George Fox: The Inner Light
George Fox, founder of the Quakers, spoke often of an “inner light” that taught him, corrected him, and revealed truth beyond tradition. “I saw into that which is eternal,” he wrote, “and things which had been written in the Bible were opened.” For Fox, the Scriptures were not the gate—they were the confirmation. He lived from a reality within, one that instructed and illumined. Though he never used the term, he too dwelled in the Inner Room.
The Testimony Continues
These saints—scattered across centuries and traditions—bear witness to the same secret: the Inner Room is real. It is not metaphor. It is not advanced spirituality. It is the inheritance of the redeemed. What we call “quiet time” or “devotion” once carried the gravity of sacred geography. These were not disciplines for performance, but thresholds of encounter. The moné is not a technique. It is a place prepared for us by Christ Himself, that He might dwell within.

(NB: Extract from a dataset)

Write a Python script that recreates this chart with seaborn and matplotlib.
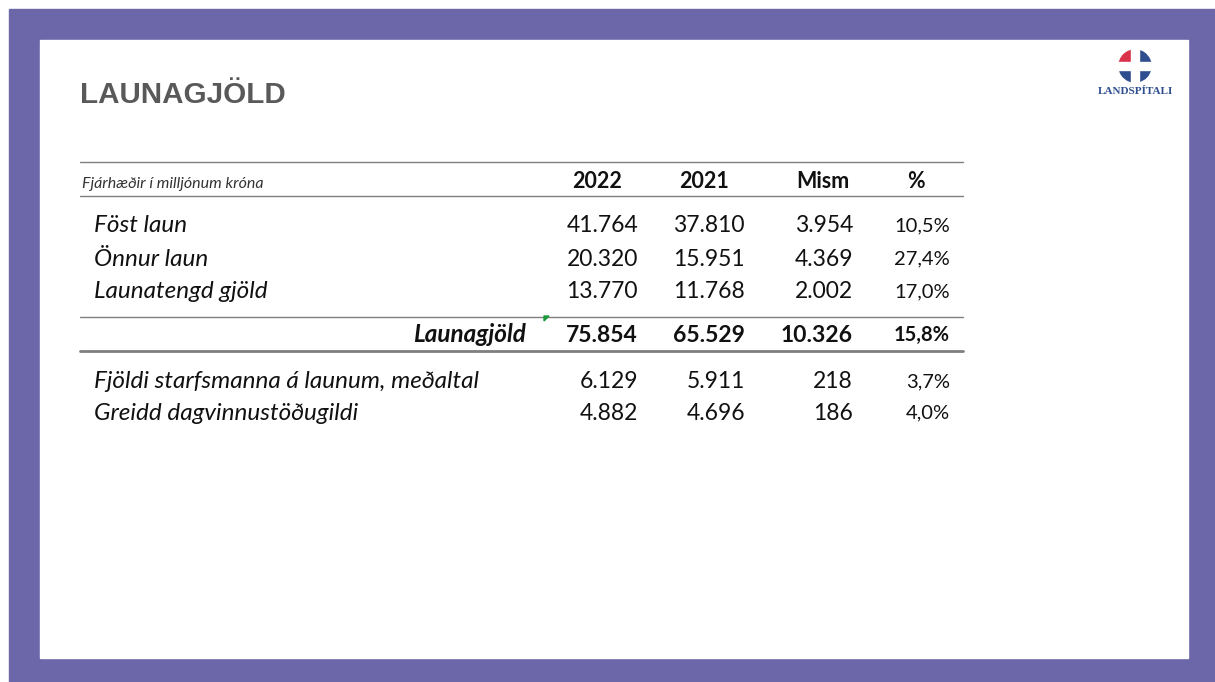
import matplotlib
matplotlib.use("Agg")
import matplotlib.pyplot as plt
import seaborn as sns
from matplotlib.patches import Rectangle, Wedge, Polygon

sns.set_theme(style="white")
plt.rcParams['font.family'] = ['Lato', 'DejaVu Sans']

# ---- data ----
title = "LAUNAGJÖLD"
unit_note = "Fjárhæðir í milljónum króna"
columns = ["2022", "2021", "Mism", "%"]
row_labels = ["Föst laun", "Önnur laun", "Launatengd gjöld"]
vals_2022 = [41764, 20320, 13770]
vals_2021 = [37810, 15951, 11768]
vals_mism = [3954, 4369, 2002]
vals_pct = [10.5, 27.4, 17.0]
total_label = "Launagjöld"
total_vals = [75854, 65529, 10326]
total_pct = 15.8
staff_labels = ["Fjöldi starfsmanna á launum, meðaltal", "Greidd dagvinnustöðugildi"]
staff_2022 = [6129, 4882]
staff_2021 = [5911, 4696]
staff_mism = [218, 186]
staff_pct = [3.7, 4.0]


def fnum(v):
    return f"{v:,}".replace(",", ".")


def fpct(p):
    return f"{p:.1f}".replace(".", ",") + "%"


W, H = 1215, 682
fig = plt.figure(figsize=(W / 100, H / 100), dpi=100)
ax = fig.add_axes([0, 0, 1, 1])
ax.set_xlim(0, W)
ax.set_ylim(H, 0)
ax.axis("off")

purple = "#6B67A8"
ax.add_patch(Rectangle((9, 9), W - 9, H - 9, color=purple, zorder=0))
ax.add_patch(Rectangle((40, 40), 1148, 618, color="white", zorder=1))

txt = "#111111"
ax.text(80, 95, title, fontsize=21.3, fontweight="bold", color="#595959",
        family=["Liberation Sans"], va="center", ha="left", zorder=3)

# logo
cx, cy, r = 1135, 66, 16
ax.add_patch(Wedge((cx, cy), r, 180, 270, color="#D9324A", zorder=3))
ax.add_patch(Wedge((cx, cy), r, 270, 180, color="#2E4E8F", zorder=3))
ax.add_patch(Rectangle((cx - 4, cy - r - 1), 8, 2 * r + 2, color="white", zorder=4))
ax.add_patch(Rectangle((cx - r - 1, cy - 4), 2 * r + 2, 8, color="white", zorder=4))
ax.text(cx, 92, "LANDSPÍTALI", fontsize=8, fontweight="bold", color="#2E4E8F",
        family=["Liberation Serif"], ha="center", va="center", zorder=3)

# lines
ax.plot([80, 963], [162, 162], color="#7f7f7f", lw=1.0, zorder=3)
ax.plot([80, 963], [196, 196], color="#7f7f7f", lw=1.0, zorder=3)
ax.plot([80, 963], [317, 317], color="#7f7f7f", lw=1.0, zorder=3)
ax.plot([80, 963], [351, 351], color="#7f7f7f", lw=2.0, zorder=3)
ax.add_patch(Polygon([[544, 316], [549, 316], [544, 321]], color="#1a9a3a", zorder=4))

ax.text(82, 184, unit_note, fontsize=11.5, style="italic", color="#333333",
        va="center", ha="left", zorder=3)

col_centers = [597, 704, 823, 916]
col_rights = [638, 745, 853, 950]
fs_lab = 17.5
fs_num = 16.5
fs_pct = 14.5
fs_head = 15.5
for c, x in zip(columns, col_centers):
    ax.text(x, 182, c, fontsize=fs_head, fontweight="bold", color=txt,
            ha="center", va="center", zorder=3)

ys = [226, 259, 292]
for i, y in enumerate(ys):
    ax.text(94, y, row_labels[i], fontsize=fs_lab, style="italic", color=txt,
            ha="left", va="center", zorder=3)
    for x, s in zip(col_rights, [fnum(vals_2022[i]), fnum(vals_2021[i]),
                                 fnum(vals_mism[i]), fpct(vals_pct[i])]):
        ax.text(x, y, s, fontsize=fs_num if s[-1] != "%" else fs_pct, color=txt,
                ha="right", va="center", zorder=3)

yt = 335
ax.text(526, yt, total_label, fontsize=fs_lab, style="italic", fontweight="bold",
        color=txt, ha="right", va="center", zorder=3)
for x, s in zip(col_rights, [fnum(v) for v in total_vals] + [fpct(total_pct)]):
    ax.text(x, yt, s, fontsize=fs_num if s[-1] != "%" else fs_pct, fontweight="bold",
            color=txt, ha="right", va="center", zorder=3)

ys2 = [382, 413]
for i, y in enumerate(ys2):
    ax.text(94, y, staff_labels[i], fontsize=fs_lab, style="italic", color=txt,
            ha="left", va="center", zorder=3)
    for x, s in zip(col_rights, [fnum(staff_2022[i]), fnum(staff_2021[i]),
                                 fnum(staff_mism[i]), fpct(staff_pct[i])]):
        ax.text(x, y, s, fontsize=fs_num if s[-1] != "%" else fs_pct, color=txt,
                ha="right", va="center", zorder=3)

fig.savefig("out.png", dpi=100)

These saints did not merely visit the Inner Room. They lived from it. They bore the fragrance of union into their generation. Their light was not borrowed. It burned from within. They changed the world, not by force, but by flame. Their legacy endures, not as memory, but as map. The map is now in our hands.
If the Inner Room is real—and it is—then surely it has left a trail through history... and it has. The saints lived from its stillness long before they named it. The invitation now passes to us.